Ensure that the amount of furniture is relative to the size of the room. Edit pieces so that there is room to move about and that there is still some blank space. It’s the empty space that makes a room feel, well, roomy. Work to reduce the number of small pieces and extraneous furniture so the space can be seen as well.
When working to arrange furniture, keep in mind traffic flow through the room. There should be clear “lanes” to get to other areas of the house or the room, such as closets, doors and bathrooms. One of the ways to increase the flow in a room is to pull furniture pieces away from walls and pull them out into the room. When furniture is pushed against a wall, it often only leaves one way in and out of a room, and that can cause traffic wear patterns in flooring and carpeting.

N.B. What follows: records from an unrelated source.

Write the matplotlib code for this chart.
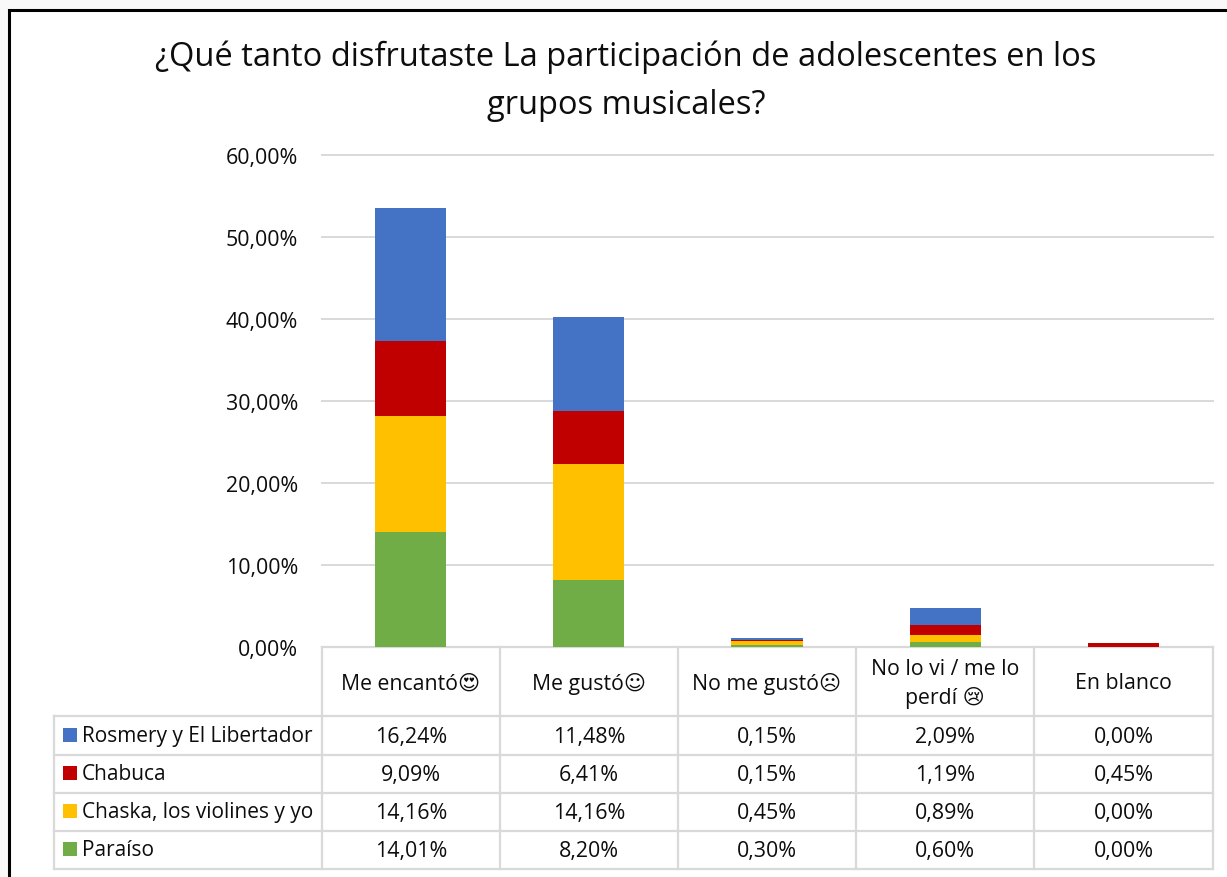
import matplotlib.pyplot as plt
from matplotlib.patches import Rectangle

plt.rcParams['font.family'] = ['Open Sans', 'DejaVu Sans']

categories = ['Me encantó\U0001F60D', 'Me gustó\u263A', 'No me gustó\u2639', 'No lo vi / me lo\nperdí \U0001F622', 'En blanco']
series_names = ['Rosmery y El Libertador', 'Chabuca', 'Chaska, los violines y yo', 'Paraíso']
rosmery = [16.24, 11.48, 0.15, 2.09, 0.00]
chabuca = [9.09, 6.41, 0.15, 1.19, 0.45]
chaska = [14.16, 14.16, 0.45, 0.89, 0.00]
paraiso = [14.01, 8.20, 0.30, 0.60, 0.00]
series_values = [rosmery, chabuca, chaska, paraiso]
colors = ['#4472C4', '#C00000', '#FFC000', '#70AD47']
yticks = [0, 10, 20, 30, 40, 50, 60]

W, H = 1227, 878
grid_col = '#D9D9D9'
col_edges = [322, 500, 678, 856, 1034, 1213]
row_edges = [717, 756, 794, 832, 870]
legend_left = 54
axis_y0 = 648
axis_y60 = 156

fig = plt.figure(figsize=(W / 100, H / 100), dpi=100, facecolor='#F9F9F9')

# white frame with black border, cut by the right and bottom of the picture
bg = fig.add_axes([0, 0, 1, 1])
bg.set_xlim(0, W)
bg.set_ylim(H, 0)
bg.axis('off')
bg.add_patch(Rectangle((9, 11), W + 20, H + 20, fc='white', ec='black', lw=2.2))

bg.text(626, 81, '¿Qué tanto disfrutaste La participación de adolescentes en los\ngrupos musicales?',
        ha='center', va='center', fontsize=23.5, color='#0D0D0D', linespacing=1.58)

# table lines
for x in col_edges:
    bg.plot([x, x], [axis_y0, row_edges[-1]], color=grid_col, lw=1.6, zorder=2)
bg.plot([legend_left, legend_left], [row_edges[0], row_edges[-1]], color=grid_col, lw=1.6, zorder=2)
bg.plot([col_edges[0], col_edges[-1]], [axis_y0, axis_y0], color=grid_col, lw=1.6, zorder=2)
for y in row_edges:
    bg.plot([legend_left, col_edges[-1]], [y, y], color=grid_col, lw=1.6, zorder=2)

# category headers
for i, c in enumerate(categories):
    bg.text((col_edges[i] + col_edges[i + 1]) / 2, 684, c, ha='center', va='center',
            fontsize=15.3, color='#0D0D0D', linespacing=1.45)

# legend column and values
for r, name in enumerate(series_names):
    yc = (row_edges[r] + row_edges[r + 1]) / 2
    bg.add_patch(Rectangle((63, yc - 8), 14, 14, fc=colors[r], ec='none'))
    bg.text(82, yc, name, ha='left', va='center', fontsize=15, color='#0D0D0D')
    for i, v in enumerate(series_values[r]):
        label = f'{v:.2f}%'.replace('.', ',')
        bg.text((col_edges[i] + col_edges[i + 1]) / 2, yc + 1, label, ha='center', va='center',
                fontsize=15.4, color='#0D0D0D')

# bar chart
ax = fig.add_axes([col_edges[0] / W, 1 - axis_y0 / H, (col_edges[-1] - col_edges[0]) / W, (axis_y0 - axis_y60) / H])
ax.patch.set_alpha(0)
ax.set_xlim(-0.497, 4.503)
ax.set_ylim(0, 60)
bottom = [0, 0, 0, 0, 0]
for r in [3, 2, 1, 0]:
    ax.bar(range(5), series_values[r], 0.4, bottom=bottom, color=colors[r], zorder=3)
    bottom = [b + v for b, v in zip(bottom, series_values[r])]
ax.set_yticks(yticks)
ax.set_yticklabels([f'{t},00%' for t in yticks], fontsize=15.4, color='#0D0D0D')
ax.set_xticks([])
ax.tick_params(axis='y', length=0, pad=17.3)
ax.grid(axis='y', color=grid_col, lw=1.4, zorder=0, clip_on=False)
ax.set_axisbelow(True)
for s in ax.spines.values():
    s.set_visible(False)

fig.savefig('out.png', dpi=100, facecolor=fig.get_facecolor())
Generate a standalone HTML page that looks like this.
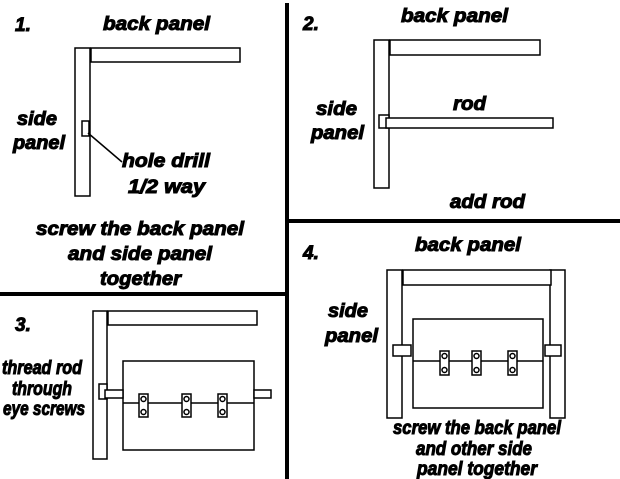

A good guideline is to leave about 30 inches of space around furniture for walkways. This guarantees that your room has good flow and space to move.
The way a room is composed and arranged directly affects the way you interact with it. While sectionals have created a tendency toward the L-shape living room arrangement, think about breaking this arrangement up. Instead, position chairs or a loveseat opposite the sofa.
This conversational arrangement is more comfortable, especially if you entertain or frequently have guests. If you have an L-shape arrangement, save that for the family room, where the whole family can pile on to the sofa, rather than in the living room where guests who are not family may feel awkward or too close for comfort.
Whether the view is a focal point, such as a fireplace or TV entertainment center, always orient furniture to take advantage. Does that mean you should always face the focal point? Common wisdom says yes, however the answer is often no. Rather than facing a fireplace, for example, placing furniture perpendicular to the fireplace creates balance in the room and calls attention to both the fireplace and the furniture.
Also, views are a focal point, hence arrange furniture or beds in bedrooms to take advantage of nice windows with large views.